Robin Dapp via Gcc-patches <gcc-patches@gcc.gnu.org> writes:
> Thanks for looking at it in detail.
>
>> Yeah, I think this is potentially a blocker for propagating A into B
>> when A is used elsewhere.  Combine is able to combine A and B while
>> keeping A in parallel with the result.  I think either fwprop would
>> need to try that too, or it would need to be restricted to cases where A
>> is only used in B.
>
> That seems a rather severe limitation and my original use case would
> not get optimized considerably anymore.  The intention was to replace
> all uses (if register pressure allows).  Of course the example is simple
> enough that a propagation is always useful if the costs allow it, so
> it might not be representative.
>
> I'm wondering if we could (my original misunderstanding) tentatively
> try to propagate into all uses of a definition and, when reaching
> a certain ratio, decide that it might be worth it, otherwise revert.
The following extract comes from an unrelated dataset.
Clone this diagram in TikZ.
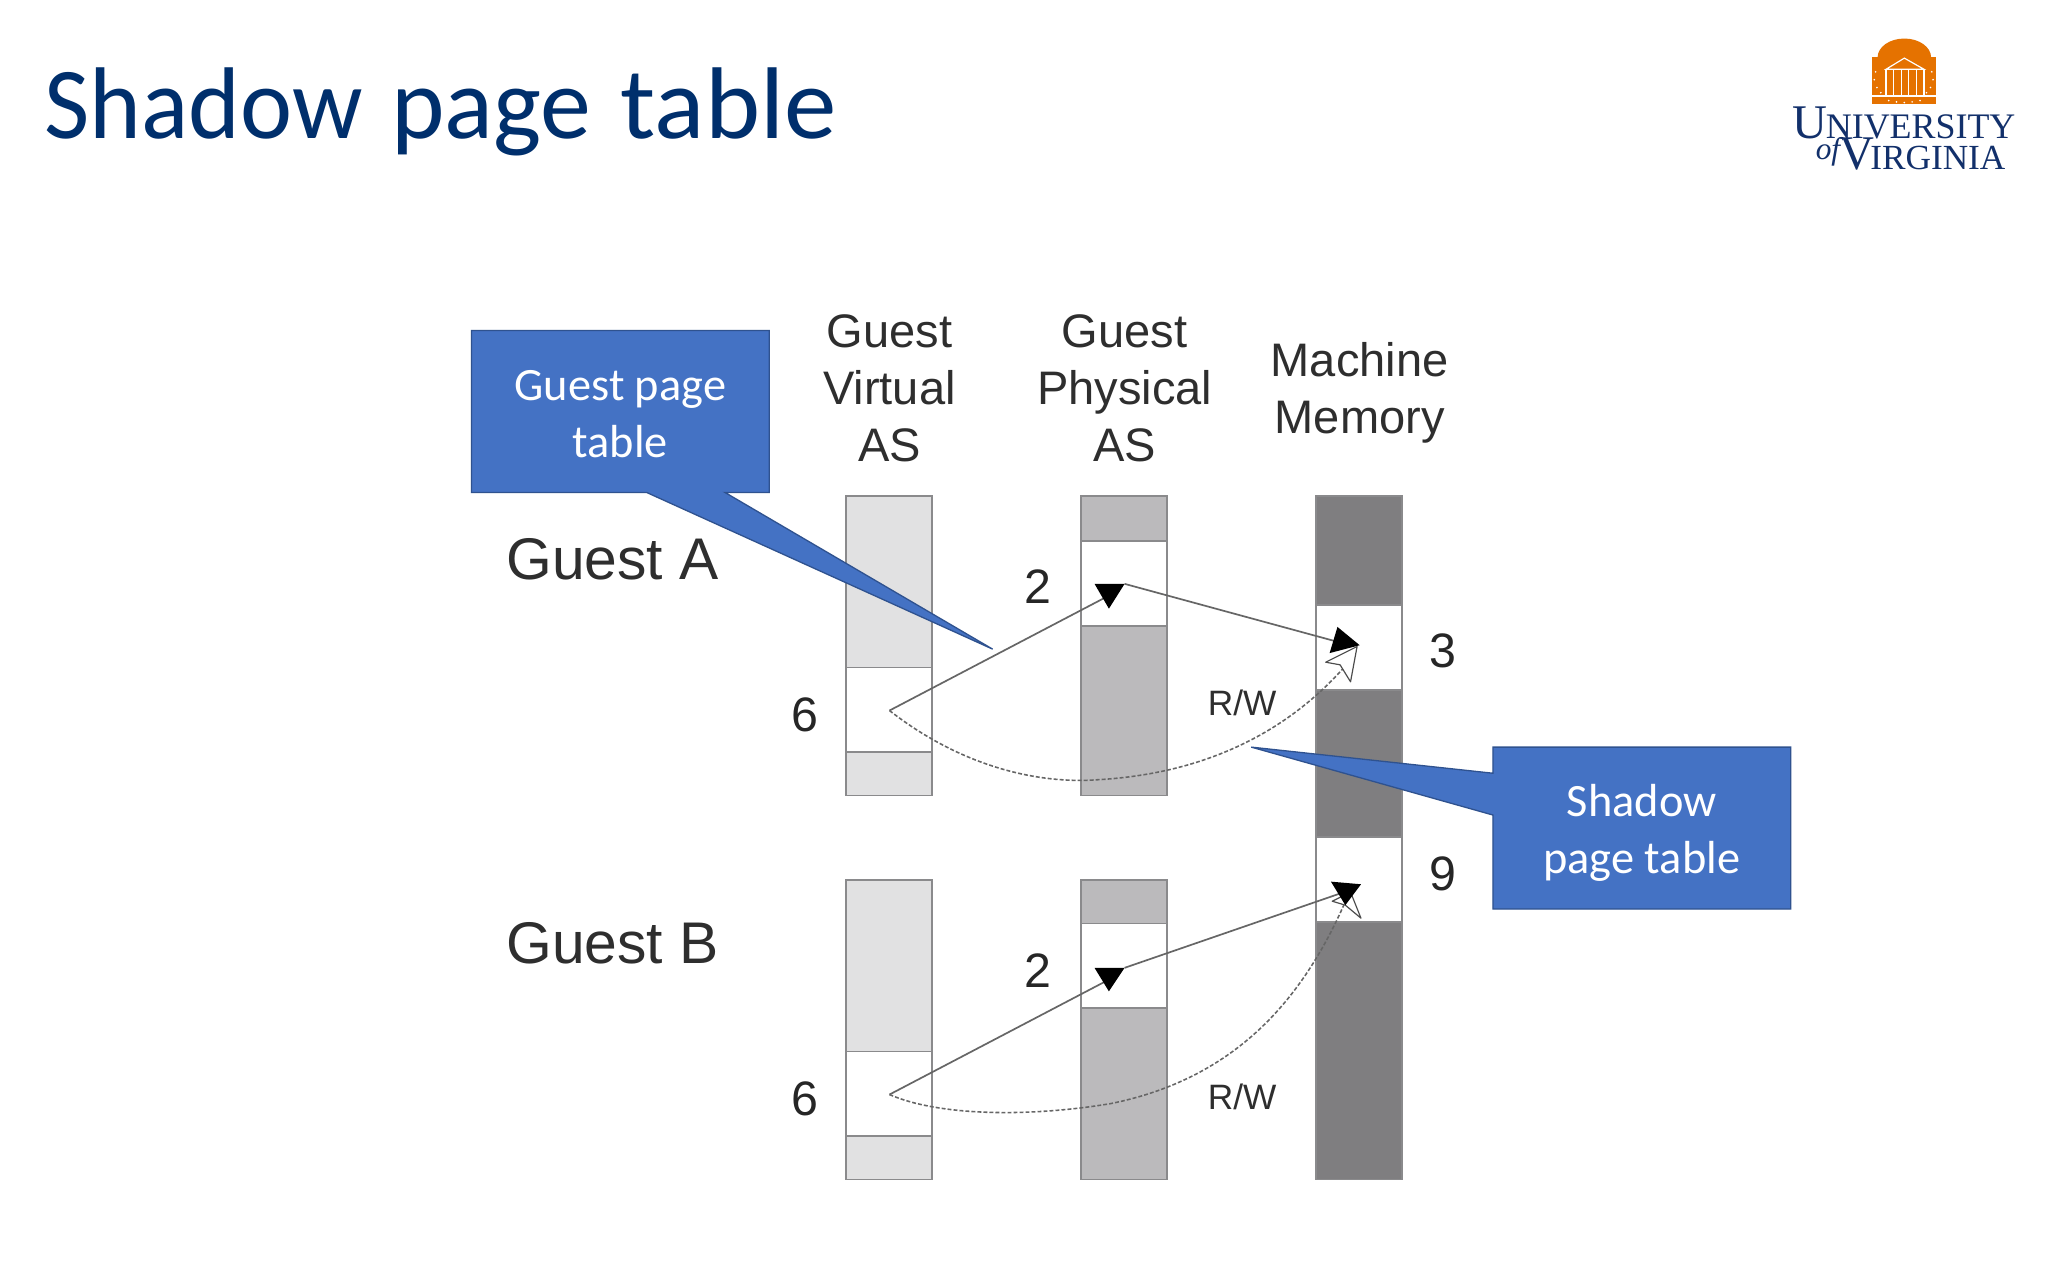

> Would be very crude though, and not driven by the actual problem we're
> trying to avoid. 
>
>> I think the summary is:
>> 
>> IMO, we have to be mindful that combine is still to run.  We need to
>> avoid making equal-cost changes if the new form is more complex, or
>> otherwise likely to interfere with combine.
>
> I guess we don't have a good measure for complexity or "combinability"
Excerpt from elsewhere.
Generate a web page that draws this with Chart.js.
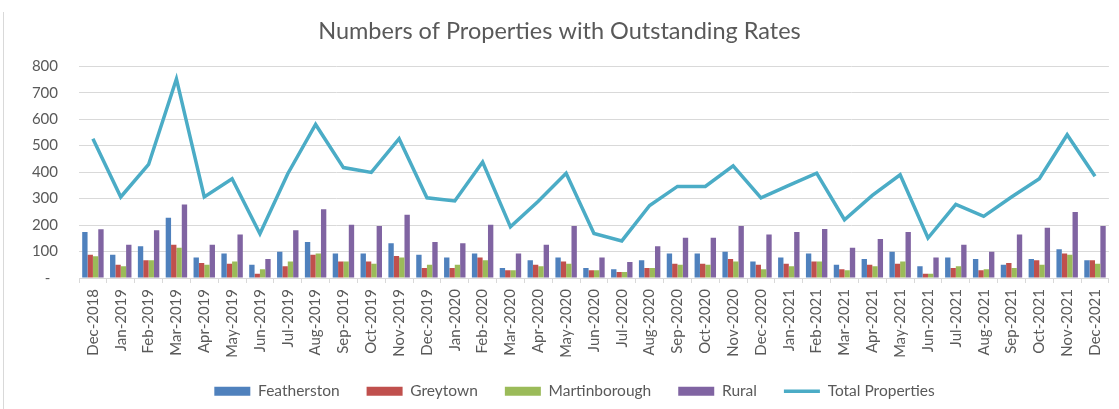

> and even lower-cost changes could result in worse options later.
> Would it make sense to have a strict less-than cost policy for those
> more complex propagations?  Or do you consider the approach in its
> current shape "hopeless", given the complications we discussed?
>
>> Alternatively, we could delay the optimisation until after combine
>> and have freer rein, since we're then just mopping up opportunities
>> that other passes left behind.
>> 
>> A while back I was experimenting with a second combine pass.  That was
>> the original motiviation for rtl-ssa.  I never got chance to finish it
>> off though.
>
> This doesn't sound like something that would still materialize before
> the end of stage 1 :)
> Do you see any way of restricting the current approach to make it less
> intrusive and still worthwhile?  Limiting to vec_duplicate might be
> much too arbitrary but would still help for my original example.

FWIW, I sent an RFC for a late-combine pass that might help:

  https://gcc.gnu.org/pipermail/gcc-patches/2023-September/631406.html

I think it'll need some tweaking for your use case, but hopefully
it's "just" a case of expanding the register pressure tests.